Now change the first text object to an obliquing angle of -20 and the second to 30. Regenerate the drawing, and the first line has text at -20 and the second line at 30. Now move the second text object a little, then move the first line a little. The first line changes to use an obliquing angle of 30! This is because moving the text object forces AutoCAD to regenerate it. That makes it the last-regenerated text object, so its obliquing angle "wins" when the move forces the line to regenerate. Regenerate the drawing again and the line reverts to -20. As an exercise, try copying the objects in different ways and examining the results. The copied lines will have different obliquing angles, depending on the order in which you pick the objects (note that Window and Crossing will select in reverse order) and the obliquing angle of any other text objects created before each line is copied. For even more fun, try playing with the objects' draw order (Tools/Display Order).

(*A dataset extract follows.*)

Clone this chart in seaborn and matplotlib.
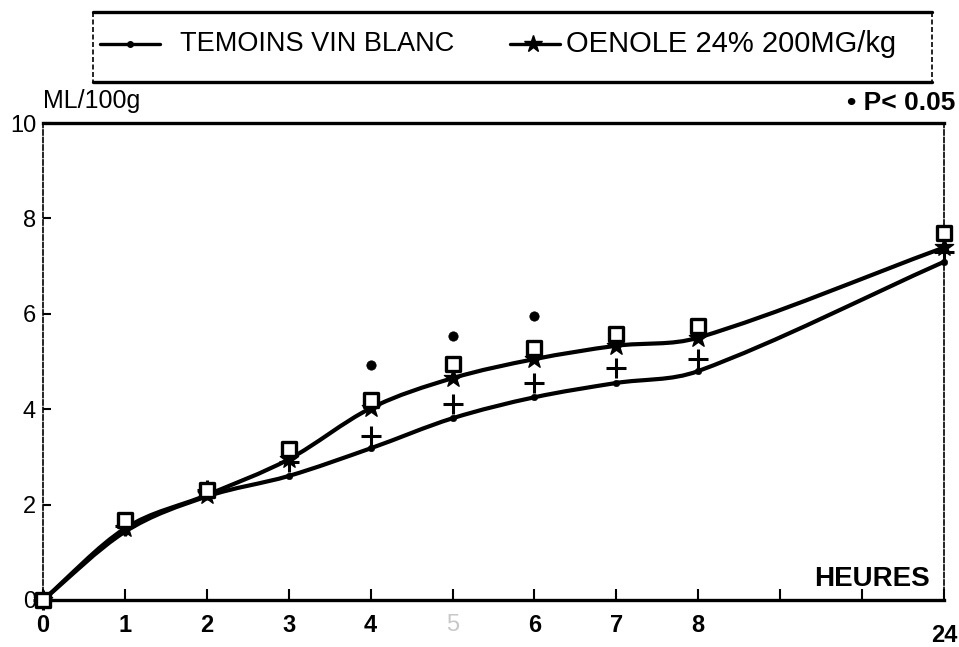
import numpy as np
import matplotlib
matplotlib.use("Agg")
import matplotlib.pyplot as plt
from matplotlib.path import Path
from matplotlib.patches import PathPatch
from matplotlib.lines import Line2D
from matplotlib.transforms import ScaledTranslation
import pandas as pd
import seaborn as sns

# Hours of measurement; 24 h sits after two empty slots on the axis
hours = [0, 1, 2, 3, 4, 5, 6, 7, 8, 24]
slots = [0, 1, 2, 3, 4, 5, 6, 7, 8, 11]
tick_labels = ["0", "1", "2", "3", "4", "5", "6", "7", "8", "", "", "24"]

# Volume (ML/100g)
temoins_mean = [0.0, 1.43, 2.17, 2.60, 3.18, 3.81, 4.25, 4.55, 4.80, 7.09]
temoins_sem_top = [0.0, 1.55, 2.30, 2.90, 3.43, 4.10, 4.55, 4.86, 5.05, 7.30]
oenole_mean = [0.0, 1.50, 2.20, 2.95, 4.02, 4.65, 5.05, 5.33, 5.50, 7.39]
oenole_sem_top = [0.0, 1.68, 2.30, 3.16, 4.20, 4.95, 5.28, 5.58, 5.75, 7.70]
signif_hours = [4, 5, 6]
signif_values = [4.93, 5.54, 5.96]

label_temoins = "TEMOINS VIN BLANC"
label_oenole = "OENOLE 24% 200MG/kg"

sns.set_theme(style="white")
plt.rcParams["font.family"] = ["Liberation Sans", "DejaVu Sans"]
plt.rcParams.update({"text.color": "black", "axes.labelcolor": "black",
                     "xtick.color": "black", "ytick.color": "black"})

W, H = 959, 647
fig = plt.figure(figsize=(W / 100, H / 100), dpi=100)
fx = lambda px: px / W
fy = lambda py: 1 - py / H

ax = fig.add_axes([fx(43), fy(600), fx(944) - fx(43), fy(123) - fy(600)])
ax.set_xlim(0, 11)
ax.set_ylim(0, 10)

df = pd.DataFrame({
    "slot": slots,
    "temoins": temoins_mean,
    "temoins_top": temoins_sem_top,
    "oenole": oenole_mean,
    "oenole_top": oenole_sem_top,
})


def smooth_path(xs, ys):
    """Cubic Hermite curve through the points, as Bezier segments."""
    x = np.asarray(xs, float)
    y = np.asarray(ys, float)
    h = np.diff(x)
    d = np.diff(y) / h
    m = np.empty_like(y)
    m[0], m[-1] = d[0], d[-1]
    for i in range(1, len(y) - 1):
        m[i] = (d[i - 1] * h[i - 1] + d[i] * h[i]) / (h[i - 1] + h[i])
    verts = [(x[0], y[0])]
    codes = [Path.MOVETO]
    for i in range(len(h)):
        k = h[i] / 3.0
        verts += [(x[i] + k, y[i] + m[i] * k),
                  (x[i + 1] - k, y[i + 1] - m[i + 1] * k),
                  (x[i + 1], y[i + 1])]
        codes += [Path.CURVE4] * 3
    return Path(verts, codes)


for col in ["temoins", "oenole"]:
    patch = PathPatch(smooth_path(df["slot"], df[col]), facecolor="none",
                      edgecolor="black", lw=3.0, capstyle="round",
                      joinstyle="round", zorder=3, clip_on=False)
    ax.add_patch(patch)

# Means
sns.scatterplot(data=df, x="slot", y="temoins", ax=ax, marker="o", s=22,
                color="black", edgecolor="black", zorder=5, clip_on=False,
                legend=False)
sns.scatterplot(data=df, x="slot", y="oenole", ax=ax, marker="*", s=190,
                color="black", edgecolor="black", linewidth=1, zorder=5,
                clip_on=False, legend=False)
# Standard error tops
sns.scatterplot(data=df, x="slot", y="temoins_top", ax=ax, marker="+", s=190,
                color="black", linewidth=2.2, zorder=6, clip_on=False,
                legend=False)
sns.scatterplot(data=df, x="slot", y="oenole_top", ax=ax, marker="s", s=110,
                facecolor="white", edgecolor="black", linewidth=2.4, zorder=6,
                clip_on=False, legend=False)
# Significance marks
sns.scatterplot(x=signif_hours, y=signif_values, ax=ax, marker="o", s=45,
                color="black", edgecolor="black", zorder=6, legend=False)

# Axes frame: solid top/bottom, dashed sides
for side in ["top", "bottom"]:
    ax.spines[side].set_linewidth(2.4)
    ax.spines[side].set_color("black")
for side in ["left", "right"]:
    ax.spines[side].set_linewidth(1.2)
    ax.spines[side].set_color("black")
    ax.spines[side].set_linestyle((0, (3, 1.5)))

ax.set_xticks(range(12))
ax.set_xticklabels(tick_labels)
ax.set_yticks([0, 2, 4, 6, 8, 10])
ax.set_yticklabels(["0", "2", "4", "6", "8", "10"])
ax.tick_params(axis="x", direction="in", length=8, width=1.5, pad=10,
               labelsize=17, bottom=True, colors="black")
ax.tick_params(axis="y", direction="in", length=6, width=1.5, pad=5,
               labelsize=17, left=True, colors="black")
for lab in ax.get_xticklabels():
    lab.set_fontweight("bold")
    if lab.get_text() == "5":
        lab.set_color("#c8c8c8")
        lab.set_fontweight("normal")
    if lab.get_text() == "24":
        lab.set_transform(lab.get_transform() +
                          ScaledTranslation(0, -10 / 100, fig.dpi_scale_trans))
ax.set_xlabel("")
ax.set_ylabel("")

ax.text(0.0, 1.02, "ML/100g", transform=ax.transAxes, fontsize=18,
        ha="left", va="bottom")
fig.text(fx(955), fy(103), "• P< 0.05", fontsize=19, fontweight="bold",
         ha="right", va="center")
fig.text(fx(930), fy(579), "HEURES", fontsize=20, fontweight="bold",
         ha="right", va="center")

# Legend box
fig.add_artist(Line2D([fx(93), fx(932)], [fy(12), fy(12)], color="black", lw=2.4))
fig.add_artist(Line2D([fx(93), fx(932)], [fy(82), fy(82)], color="black", lw=2.4))
for xp in [93, 932]:
    fig.add_artist(Line2D([fx(xp), fx(xp)], [fy(12), fy(82)], color="black",
                          lw=1.2, linestyle=(0, (3, 1.5))))
# Legend keys
fig.add_artist(Line2D([fx(100), fx(160)], [fy(44), fy(44)], color="black", lw=2.4))
fig.add_artist(Line2D([fx(130)], [fy(44)], color="black", marker="o", ms=4))
fig.add_artist(Line2D([fx(510), fx(560)], [fy(44), fy(44)], color="black", lw=2.4))
fig.add_artist(Line2D([fx(533)], [fy(44)], color="black", marker="*", ms=13))
fig.text(fx(180), fy(44), label_temoins, fontsize=19.5, ha="left", va="center")
fig.text(fx(566), fy(44), label_oenole, fontsize=21, ha="left", va="center")

fig.savefig("out.png", dpi=100, facecolor="white")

Workaround: If you need obliqued text and nonobliqued complex linetypes in the same drawing, there's no practical solution to this problem. The ideas suggested by Autodesk at best give only transitory relief for individual objects. You can try manipulating the draw order of the various objects in your drawing, but that's a lot of work and future edits can easily mess things up again. If you're really desperate, you could make your own shape (as opposed to font) SHX file and define your own linetypes to use that instead. You then need to ensure that the SHX file accompanies your drawing wherever it goes.

Txt2mtxt torture too (2000 to 2005)
The Txt2mtxt command (Express/Text/Convert Text to Mtext) doesn't respect underlining. If a text object contains the underlining codes %%u, these are carried over intact instead of being converted to their mtext equivalents. This makes the text look rather messy.

Workaround: Manually edit the resulting mtext object.